Access to the frequencies was granted through auctions. Once they were granted, the companies could have exploited the concessions for 20 years, with automatic renovations. On may 5 2016, the National Assembly approved the amendment to the General Act of Telecommunications. Among the main changes are the acknowledgement of the non-profit Communitary Radiodifusion, the suppression of the auction system as the only mechanism to access frequencies and the revocation of the automatic extension of the licenses granted.

The amendment seeks to establish more equitable rules for the three sectors that exercise communication in the country. That way, state media will access frequencies in a direct way and the community media will access through a contest, where the evaluation criteria will be the communicational project and their social impact. Commercial media will access frequencies through the auction mechanism. In addition, with the amendment, the granted licenses will not be able to be transferred or leased without express permission of the SIGET, including an assessment from the Superintendency of Competition. That way the limitation of media concentration and monopoly practices is expected.

In spite of these advances, the amendment does not modify the current media landscape. A specific portion for community media was not allocated, nor was the public media acknowledged. To summarise, the audiovisual media system is still concentrated in commercial media oligopolies. Besides, the regulations about contests are not completely defined, which leaves a wide room for maneuvering for governments and the business sector (Carballo y Cristancho, 2014).

The press has a legal handle in the law of printing, a regulation approved in 1950. Article 8 of the Act assures: "Printers will not be subject to any caution tax. For the purposes of this law, printed Press will be understood as any production, diffusion or sale of newspapers, magazines, leaflets, books, manuals, loose sheets." In this context, print media is subject to very few regulations by the state. The Inter American Press Society (2017) has informed against the hostility toward communication media due to the critics expressed by the President Salvador Sánchez Cerén about their coverage in topics such as safety. In spite of this tension, to date there are no news about regulations focused on limiting the role of the press.

There are some regulations on the content of communication media such as the Article 34 from the Law of Equality, Equity and Eradication of Discrimination Against Women, focused on the expression of an “equal image, plural and without stereotypes of the women and men role in society.” Also, there is the Integral Law for A Life free from Violence Against Women. Nevertheless, both regulations do not establish juridical consequences for noncompliance, with the exception of a fine for communicating “hate content against women”, included in the Integral Special Law (Iglesias, 2014).

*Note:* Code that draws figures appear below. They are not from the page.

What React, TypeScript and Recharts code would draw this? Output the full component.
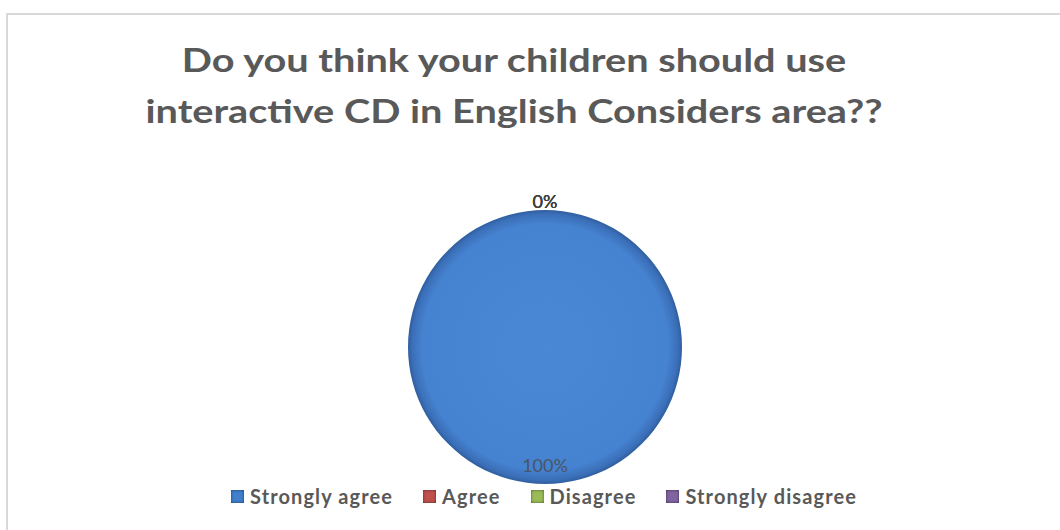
import { PieChart, Pie, Cell } from 'recharts';

const categories = ['Strongly agree', 'Agree', 'Disagree', 'Strongly disagree'];
const values = [100, 0, 0, 0];
const colors = ['#3f7fcc', '#c0504d', '#9bbb59', '#8064a2'];
const titleLines = ['Do you think your children should use', 'interactive CD in English Considers area??'];

const data = categories.map((name, i) => ({ name, value: values[i] }));

const RAD = Math.PI / 180;

function renderLabel({ cx, cy, midAngle, outerRadius, value }: any) {
  const r = value === 0 ? outerRadius + 9 : outerRadius * 0.86;
  const x = cx + r * Math.cos(-midAngle * RAD);
  const y = cy + r * Math.sin(-midAngle * RAD);
  return (
    <text
      x={x}
      y={y}
      textAnchor="middle"
      dominantBaseline="central"
      fill={value === 0 ? '#404040' : '#4a5566'}
      fontSize={18}
      fontFamily="Lato, sans-serif"
    >
      {`${value}%`}
    </text>
  );
}

function LegendRow() {
  return (
    <div
      style={{
        position: 'absolute',
        top: 484,
        left: 0,
        width: 1088,
        display: 'flex',
        justifyContent: 'center',
        gap: 30,
        fontFamily: 'Lato, sans-serif',
        fontWeight: 700,
        fontSize: 20,
        letterSpacing: 1.1,
        color: '#595959',
      }}
    >
      {categories.map((c, i) => (
        <div key={c} style={{ display: 'flex', alignItems: 'center' }}>
          <span
            style={{
              width: 13,
              height: 13,
              background: colors[i],
              marginRight: 6,
              boxShadow: 'inset 0 0 3px rgba(0,0,0,0.55)',
            }}
          />
          {c}
        </div>
      ))}
    </div>
  );
}

export default function App() {
  return (
    <div style={{ position: 'fixed', left: 0, top: 0, width: 1060, height: 530, background: '#fff', overflow: 'hidden' }}>
      <div
        style={{
          position: 'absolute',
          left: 6,
          top: 13,
          width: 1100,
          height: 600,
          borderLeft: '2px solid #d9d9d9',
          borderTop: '2px solid #d9d9d9',
        }}
      />
      <div
        style={{
          position: 'absolute',
          top: 34,
          left: 0,
          width: 1028,
          textAlign: 'center',
          fontFamily: 'Lato, sans-serif',
          fontWeight: 700,
          fontSize: 32,
          lineHeight: '51px',
          color: '#595959',
          transform: 'scaleX(1.24)',
          transformOrigin: '514px 0',
        }}
      >
        {titleLines.map((t) => (
          <div key={t}>{t}</div>
        ))}
      </div>
      <div style={{ position: 'absolute', left: 0, top: 0 }}>
        <PieChart width={1060} height={530}>
          <defs>
            <radialGradient id="blueGrad" cx="50%" cy="50%" r="50%">
              <stop offset="0%" stopColor="#4a88d6" />
              <stop offset="90%" stopColor="#4582d0" />
              <stop offset="97%" stopColor="#3b6fb8" />
              <stop offset="100%" stopColor="#2f5e9e" />
            </radialGradient>
          </defs>
          <Pie
            data={data}
            dataKey="value"
            nameKey="name"
            cx={540}
            cy={342}
            outerRadius={137}
            startAngle={90}
            endAngle={-270}
            stroke="none"
            label={renderLabel}
            labelLine={false}
            isAnimationActive={false}
          >
            {data.map((d, i) => (
              <Cell key={d.name} fill={i === 0 ? 'url(#blueGrad)' : colors[i]} />
            ))}
          </Pie>
        </PieChart>
      </div>
      <LegendRow />
    </div>
  );
}
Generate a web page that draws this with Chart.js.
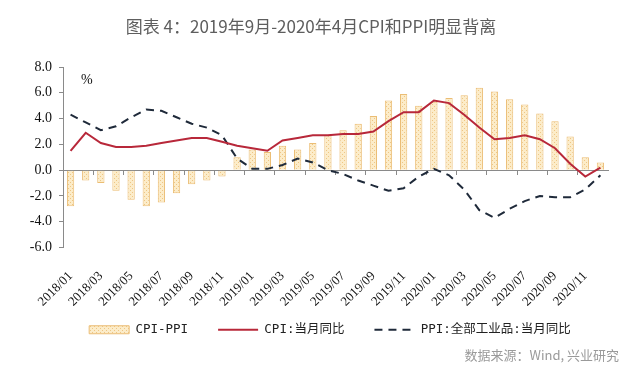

There is also the Law of Integral Protection of Children and Youth (LEPINA in Spanish) that forbids the use of images of children without explicit approval from their parents. Also, it promotes the divulgation of rights, duties and guarantees for children and teenagers (Art 97). To summarise, even though there are some laws about content-related issues, regulation in El Salvador is minimal, and this has enabled the growth of amass media market with few competitors.

On February 2016, the National Assembly issued the Special Law against Informatic Crimes and Related Offenses. In its First Article it establishes that "its purpose is to protect the legal rights of juridical assets from criminal acts committed by means of Information Technologies and the Communication, as well as the prevention and punishment of crimes committed for the detriment of data stored, processed or transferred; their systems, infrastructure or any of its components, or those committed through the use of said technologies that affect interests associated with the identity, property, privacy and image of the natural or legal persons in the terms here established and provided in this Law." This law, that did not get the unanimous vote from all legislators, also implies amendments to the Penal Code, so crimes related to data and information protection could be included and cybercrimes can be typified.